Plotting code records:
▼▼▼

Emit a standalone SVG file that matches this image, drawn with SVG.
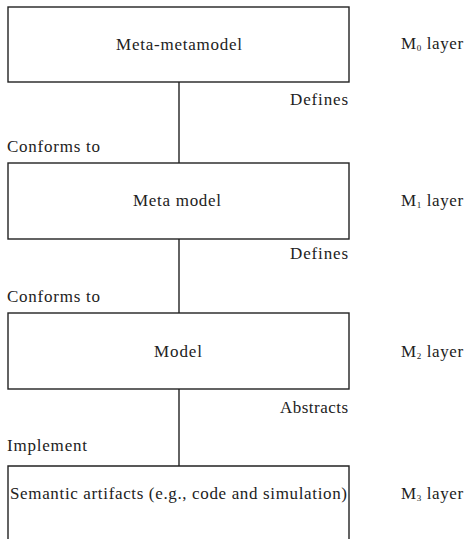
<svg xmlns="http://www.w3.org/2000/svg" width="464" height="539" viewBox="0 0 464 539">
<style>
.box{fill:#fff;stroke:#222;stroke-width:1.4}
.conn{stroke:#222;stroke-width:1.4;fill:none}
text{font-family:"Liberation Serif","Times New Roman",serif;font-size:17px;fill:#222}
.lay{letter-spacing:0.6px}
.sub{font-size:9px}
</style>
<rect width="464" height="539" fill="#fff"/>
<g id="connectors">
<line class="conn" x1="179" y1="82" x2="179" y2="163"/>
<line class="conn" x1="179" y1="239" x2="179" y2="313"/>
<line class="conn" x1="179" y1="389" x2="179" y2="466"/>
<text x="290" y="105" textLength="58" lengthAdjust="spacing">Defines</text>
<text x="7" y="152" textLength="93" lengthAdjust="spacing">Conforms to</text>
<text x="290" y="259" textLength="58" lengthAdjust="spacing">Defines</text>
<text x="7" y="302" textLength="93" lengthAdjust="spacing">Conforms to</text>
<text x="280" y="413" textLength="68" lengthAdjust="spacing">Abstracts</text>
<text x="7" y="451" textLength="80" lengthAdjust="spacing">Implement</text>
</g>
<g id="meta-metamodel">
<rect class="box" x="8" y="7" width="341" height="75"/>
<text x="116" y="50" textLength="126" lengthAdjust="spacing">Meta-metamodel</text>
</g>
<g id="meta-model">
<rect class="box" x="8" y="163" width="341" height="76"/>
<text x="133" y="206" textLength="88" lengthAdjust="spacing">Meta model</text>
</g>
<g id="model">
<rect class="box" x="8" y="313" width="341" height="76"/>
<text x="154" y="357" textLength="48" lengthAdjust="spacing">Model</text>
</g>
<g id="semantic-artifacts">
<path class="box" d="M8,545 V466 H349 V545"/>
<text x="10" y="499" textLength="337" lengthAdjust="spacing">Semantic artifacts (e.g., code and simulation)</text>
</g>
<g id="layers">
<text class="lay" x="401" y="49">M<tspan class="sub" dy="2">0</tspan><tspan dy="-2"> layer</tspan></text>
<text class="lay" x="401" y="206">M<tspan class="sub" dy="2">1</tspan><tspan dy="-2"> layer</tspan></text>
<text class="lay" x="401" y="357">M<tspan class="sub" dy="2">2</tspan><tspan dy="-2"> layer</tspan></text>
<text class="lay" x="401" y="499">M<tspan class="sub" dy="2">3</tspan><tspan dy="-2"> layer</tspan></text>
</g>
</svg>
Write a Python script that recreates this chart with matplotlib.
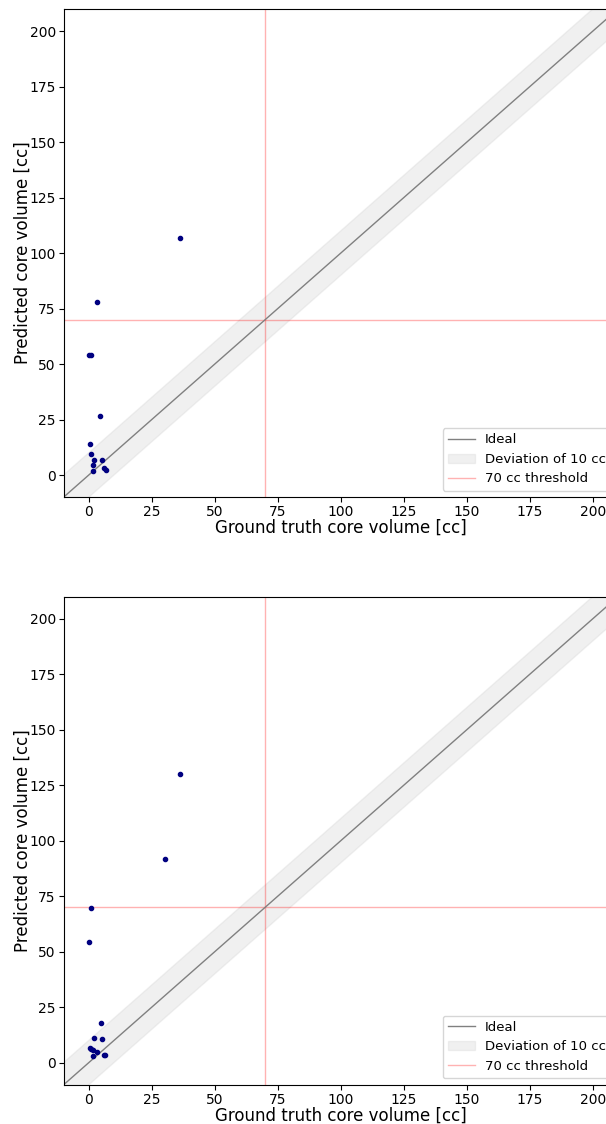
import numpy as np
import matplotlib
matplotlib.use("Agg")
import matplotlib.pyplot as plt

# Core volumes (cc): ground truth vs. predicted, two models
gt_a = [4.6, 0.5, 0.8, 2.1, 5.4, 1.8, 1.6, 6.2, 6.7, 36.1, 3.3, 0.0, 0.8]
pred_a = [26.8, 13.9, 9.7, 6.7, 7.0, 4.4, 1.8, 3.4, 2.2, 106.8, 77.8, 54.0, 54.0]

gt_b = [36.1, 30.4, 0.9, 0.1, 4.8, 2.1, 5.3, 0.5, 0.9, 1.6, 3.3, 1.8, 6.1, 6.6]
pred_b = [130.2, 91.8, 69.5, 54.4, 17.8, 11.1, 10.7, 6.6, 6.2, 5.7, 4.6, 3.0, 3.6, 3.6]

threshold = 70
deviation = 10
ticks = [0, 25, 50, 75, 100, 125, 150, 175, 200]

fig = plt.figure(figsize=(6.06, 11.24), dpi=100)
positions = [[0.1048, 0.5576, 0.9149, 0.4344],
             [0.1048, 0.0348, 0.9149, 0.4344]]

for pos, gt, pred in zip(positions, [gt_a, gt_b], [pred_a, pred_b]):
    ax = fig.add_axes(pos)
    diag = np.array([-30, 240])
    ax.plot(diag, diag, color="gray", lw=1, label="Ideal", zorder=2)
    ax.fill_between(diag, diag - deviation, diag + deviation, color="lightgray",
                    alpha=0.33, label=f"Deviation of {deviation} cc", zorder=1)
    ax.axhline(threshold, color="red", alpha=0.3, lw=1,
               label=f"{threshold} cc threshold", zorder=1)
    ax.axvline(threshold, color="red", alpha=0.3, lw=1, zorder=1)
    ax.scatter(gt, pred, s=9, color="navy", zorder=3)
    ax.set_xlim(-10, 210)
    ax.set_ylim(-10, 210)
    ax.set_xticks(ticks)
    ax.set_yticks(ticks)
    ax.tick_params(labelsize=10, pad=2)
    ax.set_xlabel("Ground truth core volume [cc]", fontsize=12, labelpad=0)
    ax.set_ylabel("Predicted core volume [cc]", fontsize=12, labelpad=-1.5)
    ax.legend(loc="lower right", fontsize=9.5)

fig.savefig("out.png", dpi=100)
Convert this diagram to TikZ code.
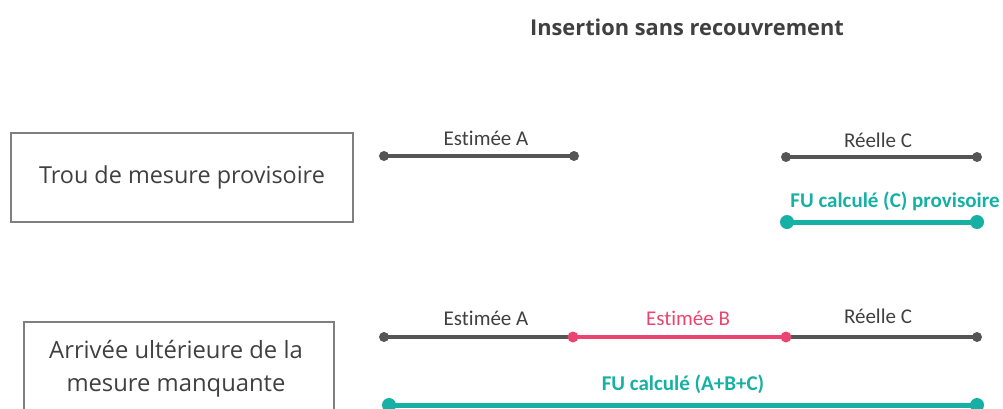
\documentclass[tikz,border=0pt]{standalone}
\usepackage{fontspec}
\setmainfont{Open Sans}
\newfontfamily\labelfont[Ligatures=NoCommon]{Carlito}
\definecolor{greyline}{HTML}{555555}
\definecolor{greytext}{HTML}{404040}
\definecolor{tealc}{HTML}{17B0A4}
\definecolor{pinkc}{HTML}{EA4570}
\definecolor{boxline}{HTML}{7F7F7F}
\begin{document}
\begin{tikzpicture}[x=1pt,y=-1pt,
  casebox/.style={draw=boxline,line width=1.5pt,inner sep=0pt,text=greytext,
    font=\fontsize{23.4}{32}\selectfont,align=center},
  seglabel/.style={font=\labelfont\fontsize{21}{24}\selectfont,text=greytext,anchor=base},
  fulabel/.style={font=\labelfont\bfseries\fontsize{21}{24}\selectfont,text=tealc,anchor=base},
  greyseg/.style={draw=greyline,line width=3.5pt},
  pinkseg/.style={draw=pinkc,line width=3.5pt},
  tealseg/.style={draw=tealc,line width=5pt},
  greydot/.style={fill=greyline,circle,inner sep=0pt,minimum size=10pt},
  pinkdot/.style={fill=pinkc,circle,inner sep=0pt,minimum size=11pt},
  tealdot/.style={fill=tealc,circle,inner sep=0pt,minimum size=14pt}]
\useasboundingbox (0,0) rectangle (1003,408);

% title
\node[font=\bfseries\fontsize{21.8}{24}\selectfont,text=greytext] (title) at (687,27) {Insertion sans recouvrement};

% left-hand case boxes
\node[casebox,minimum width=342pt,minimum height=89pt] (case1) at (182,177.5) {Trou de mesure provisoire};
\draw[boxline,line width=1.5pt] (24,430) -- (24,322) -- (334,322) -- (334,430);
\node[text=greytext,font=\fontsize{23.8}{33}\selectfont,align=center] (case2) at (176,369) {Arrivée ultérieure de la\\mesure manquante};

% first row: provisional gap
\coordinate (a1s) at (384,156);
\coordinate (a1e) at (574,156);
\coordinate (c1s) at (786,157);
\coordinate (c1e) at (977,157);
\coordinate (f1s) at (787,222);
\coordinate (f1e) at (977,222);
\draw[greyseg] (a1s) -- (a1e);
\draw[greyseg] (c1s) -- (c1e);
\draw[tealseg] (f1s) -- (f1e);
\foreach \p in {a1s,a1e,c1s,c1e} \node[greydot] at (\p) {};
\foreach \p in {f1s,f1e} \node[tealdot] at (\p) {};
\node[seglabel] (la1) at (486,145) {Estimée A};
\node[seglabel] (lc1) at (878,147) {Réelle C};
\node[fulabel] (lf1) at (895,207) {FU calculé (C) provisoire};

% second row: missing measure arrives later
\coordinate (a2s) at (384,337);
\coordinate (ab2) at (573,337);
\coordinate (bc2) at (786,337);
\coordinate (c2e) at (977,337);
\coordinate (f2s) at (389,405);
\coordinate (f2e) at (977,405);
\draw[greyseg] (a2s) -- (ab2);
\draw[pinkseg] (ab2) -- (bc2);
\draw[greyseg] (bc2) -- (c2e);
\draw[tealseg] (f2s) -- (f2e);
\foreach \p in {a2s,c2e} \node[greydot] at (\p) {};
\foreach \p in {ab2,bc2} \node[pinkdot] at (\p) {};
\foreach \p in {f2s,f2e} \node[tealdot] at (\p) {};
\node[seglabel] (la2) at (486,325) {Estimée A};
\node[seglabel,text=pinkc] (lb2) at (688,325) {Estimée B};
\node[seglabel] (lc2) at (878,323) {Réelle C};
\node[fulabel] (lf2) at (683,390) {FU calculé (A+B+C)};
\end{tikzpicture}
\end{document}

▲▲▲

## [PROBLEM REQUIREMENTS]
Nothing but the lines from the one with "Write a Python" through the one with "3.0, 3.6, 3.6]" is to be copied, exactly and ends included. Leave pictures out.

## [TASK SOLUTION]
Write a Python script that recreates this chart with matplotlib.
import numpy as np
import matplotlib
matplotlib.use("Agg")
import matplotlib.pyplot as plt

# Core volumes (cc): ground truth vs. predicted, two models
gt_a = [4.6, 0.5, 0.8, 2.1, 5.4, 1.8, 1.6, 6.2, 6.7, 36.1, 3.3, 0.0, 0.8]
pred_a = [26.8, 13.9, 9.7, 6.7, 7.0, 4.4, 1.8, 3.4, 2.2, 106.8, 77.8, 54.0, 54.0]

gt_b = [36.1, 30.4, 0.9, 0.1, 4.8, 2.1, 5.3, 0.5, 0.9, 1.6, 3.3, 1.8, 6.1, 6.6]
pred_b = [130.2, 91.8, 69.5, 54.4, 17.8, 11.1, 10.7, 6.6, 6.2, 5.7, 4.6, 3.0, 3.6, 3.6]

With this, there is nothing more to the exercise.